Help understand the solution of a problem about conditional probability

Question

Sheldon Ross's A First Course in Probability, Chapter 3, Problem 3.75:

Problem. In a certain village, it is traditional for the eldest son (or the older son in a two-son family) and his wife to be responsible for taking care of his parents as they age. In recent years, however, the women of this village, not wanting that responsibility, have not looked favorably upon marrying an eldest son.

(a) If every family in the village has two children, what proportion of all sons are older sons?

(b) If every family in the village has three children, what proportion of all sons are eldest sons? Assume that each child is, independently, equally likely to be either a boy or a girl.

Solution: (a) Choose a child at random, letting $E$ be the event that the child is an eldest son, letting $S$ be the event that it is a son, and letting $A$ be the event that the child's family has at least one son.

$$ P(E \mid S) = \frac {P(ES)} {P(S)} = 2P(E).$$

Why $\frac {P(ES)}{P(S)}=2P(E)$?,then 2P(E)=$[P(E|A)\cdot P(A)+P(E|A')\cdot P(A')]$= 2[$0.5\times 0.75+0 \times 0.25$]=0.75,why P(E|A)=0.5?

(b):P(E|S)=$\frac {P(ES)}{P(S)}=2P(E)$=$[P(E|A)\cdot P(A)+P(E|A')\cdot P(A')]$=$2[\frac 1 3\times\frac 7 8+0\times\frac 1 8]=\frac 7 {12} $,why P(E|A)=$\frac1 3?$

Answer 1

Firstly, since it is given that a child is equally likely to be a boy or a girl, $$P(S)=\frac{1}{2}$$ $$\implies\frac{P(ES)}{P(S)}=2P(ES)$$ Secondly, since a child can only be an "eldest son" if they are, in fact, a son and not a daughter, $$2P(ES)=2P(E)$$

Answer 2

Here is an alternate approach for part $(b)$ you may find helpful.

Suppose you have $100$ families in your village.

The number of eldest sons in your village is precisely the number of families that have at least one boy which is $100\cdot \left(1-\frac{1}{8}\right)$

Meanwhile, the number of boys in your village is $\frac{1}{2}\cdot 3\cdot 100=150$

So, the proportion of sons that are eldest sons is $\frac{100\cdot \left(1-\frac{1}{8}\right)}{150}=\frac{7}{12}$.

It's not hard to see using this approach that if each family had $n$ children then the souhght after proportion would be $\frac{2\left(1-(0.5)^n\right)}{n}$.

Answer 3

Every family that has at least one son has exactly one eldest son.

If all families have $2$ children, then given that you chose a child at random and the child happened to be from a family with at least one son, you have chosen from a subpopulation of children in which half the children are eldest sons and half are not eldest sons.

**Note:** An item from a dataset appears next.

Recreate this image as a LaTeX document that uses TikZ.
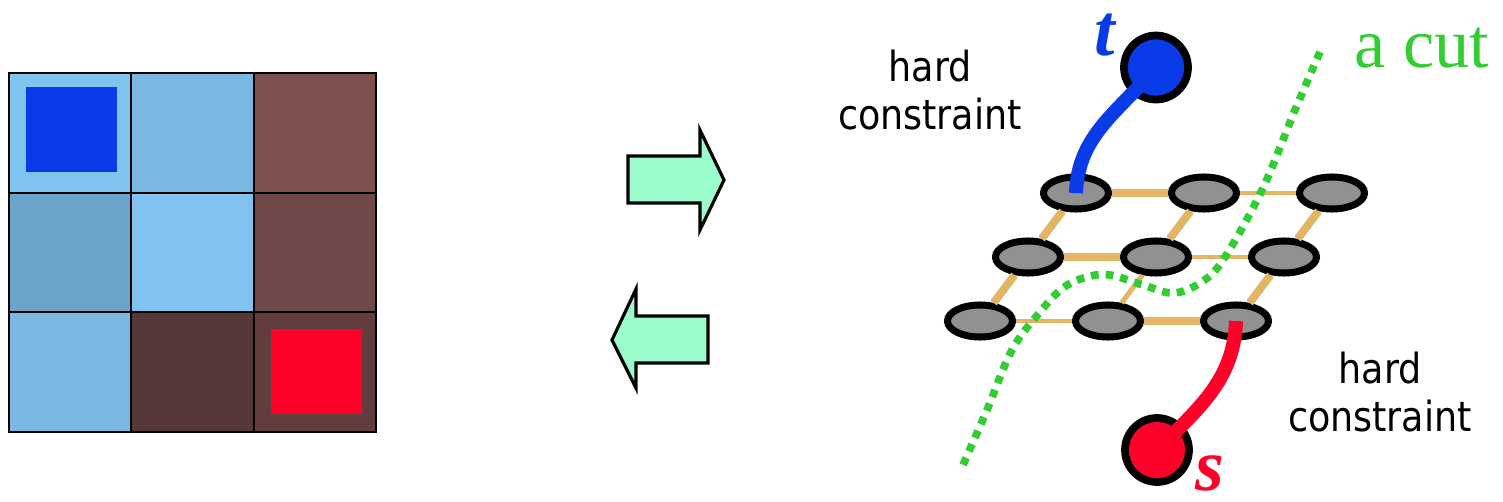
\documentclass[tikz,border=0pt]{standalone}
\usepackage{fontspec}
\newfontfamily\notefont[FakeStretch=0.88]{DejaVu Sans}
\newfontfamily\labelfont{Liberation Serif}
\usepackage{xcolor}
\usetikzlibrary{shapes,positioning,calc}

\definecolor{skyA}{HTML}{7FC3EE}
\definecolor{skyB}{HTML}{7AB8E3}
\definecolor{skyC}{HTML}{6BA3C9}
\definecolor{brownA}{HTML}{7F5050}
\definecolor{brownB}{HTML}{704848}
\definecolor{brownC}{HTML}{573838}
\definecolor{brownD}{HTML}{633C3E}
\definecolor{seedblue}{HTML}{0A3BE8}
\definecolor{seedred}{HTML}{FF0028}
\definecolor{mint}{HTML}{9BFDCB}
\definecolor{linktan}{HTML}{E3B565}
\definecolor{cutgreen}{HTML}{33CC33}

\begin{document}
\begin{tikzpicture}

        \tikzstyle{cell}=[draw=black, line width=0.6pt, inner sep=0pt, minimum width=1.223cm, minimum height=1.197cm]
        \tikzstyle{seed}=[inner sep=0pt, minimum width=0.91cm, minimum height=0.85cm]
        \tikzstyle{bigarrow}=[draw=black, line width=0.9pt, fill=mint, line join=miter]
        \tikzstyle{pixel}=[ellipse, draw=black, line width=2pt, fill=black!43, inner sep=0pt, minimum width=0.65cm, minimum height=0.32cm]
        \tikzstyle{terminal}=[ellipse, draw=black, line width=2.2pt, inner sep=0pt, minimum width=0.64cm, minimum height=0.64cm]
        \tikzstyle{nlink}=[draw=linktan, line width=2.3pt]
        \tikzstyle{weak}=[draw=linktan, line width=1.4pt]
        \tikzstyle{tlink}=[line width=4pt, line cap=butt]
        \tikzstyle{note}=[font=\notefont\fontsize{11.8}{13.7}\selectfont, align=center]
        \tikzstyle{term label}=[inner sep=0pt, font=\labelfont\bfseries\itshape\fontsize{21}{21}\selectfont]

        \useasboundingbox (0,0) rectangle (15.03,5.02);

        % image: 3x3 pixels with two seeds
        \foreach \row/\col/\clr in {1/1/skyA, 1/2/skyB, 1/3/brownA,
                                    2/1/skyC, 2/2/skyA, 2/3/brownB,
                                    3/1/skyB, 3/2/brownC, 3/3/brownD}
          \node[cell, fill=\clr] (cell-\row-\col) at ({0.09+1.2233*(\col-0.5)},{4.29-1.1967*(\row-0.5)}) {};
        \node[seed, fill=seedblue] (objseed) at (0.715,3.725) {};
        \node[seed, fill=seedred] (bkgseed) at (3.165,1.30) {};

        % arrows between image and graph
        \draw[bigarrow] (6.28,3.46) -- (7.00,3.46) -- (7.00,3.72) -- (7.24,3.22)
                        -- (7.00,2.72) -- (7.00,2.99) -- (6.28,2.99) -- cycle;
        \draw[bigarrow] (7.08,1.86) -- (6.36,1.86) -- (6.36,2.13) -- (6.12,1.62)
                        -- (6.36,1.14) -- (6.36,1.39) -- (7.08,1.39) -- cycle;

        % graph
        \foreach \r in {1,2,3}
          \foreach \c in {1,2,3}
            \node[pixel] (p\r\c) at ({10.76-0.48*(\r-1)+1.28*(\c-1)},{3.09-0.64*(\r-1)}) {};

        \draw[nlink] (p11) -- (p12);
        \draw[weak]  (p12) -- (p13);
        \draw[nlink] (p21) -- (p22);
        \draw[weak]  (p22) -- (p23);
        \draw[weak]  (p31) -- (p32);
        \draw[nlink] (p32) -- (p33);
        \draw[nlink] (p11) -- (p21);
        \draw[nlink] (p12) -- (p22);
        \draw[nlink] (p13) -- (p23);
        \draw[nlink] (p21) -- (p31);
        \draw[weak]  (p22) -- (p32);
        \draw[nlink] (p23) -- (p33);

        \node[terminal, fill=seedblue] (t) at (11.56,4.345) {};
        \node[terminal, fill=seedred] (s) at (11.57,0.52) {};
        \node[term label, text=seedblue] (tname) at (11.05,4.67) {t};
        \node[term label, text=seedred] (sname) at (12.10,0.29) {s};

        \draw[tlink, seedblue] (t.center) to[out=-130, in=88] (p11.center);
        \draw[tlink, seedred] (p33.center) to[out=-92, in=45] (s.center);

        \node[note] (hardt) at (9.30,4.12) {hard\\constraint};
        \node[note] (hards) at (13.80,1.10) {hard\\constraint};

        % the cut
        \draw[cutgreen, line width=2.2pt, dash pattern=on 2.2pt off 2pt]
          plot[smooth, tension=0.6] coordinates {(13.20,4.50) (12.95,3.92) (12.62,3.12) (12.23,2.42)
            (12.00,2.19) (11.73,2.09) (11.43,2.17) (11.10,2.27) (10.87,2.25) (10.63,2.14)
            (10.40,1.90) (10.12,1.52) (9.87,0.92) (9.63,0.37)};
        \node[font=\labelfont\fontsize{20}{20}\selectfont, text=cutgreen] (cutname) at (14.22,4.54) {a cut};

      \end{tikzpicture}
\end{document}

The child you chose has a $\frac12$ chance of being one of the eldest sons.

If all families have $3$ children, then given that you chose a child at random and the child happened to be from a family with at least one son, one-third of the children in that subpopulation are eldest sons and two-thirds are not.

I think it is a bit of a leap to just say that $P(E\mid A) = \frac12$ or $P(E\mid A) = \frac13$ without any explanation, but perhaps there were earlier problems with analogous conditional probabilities that were more thoroughly explained.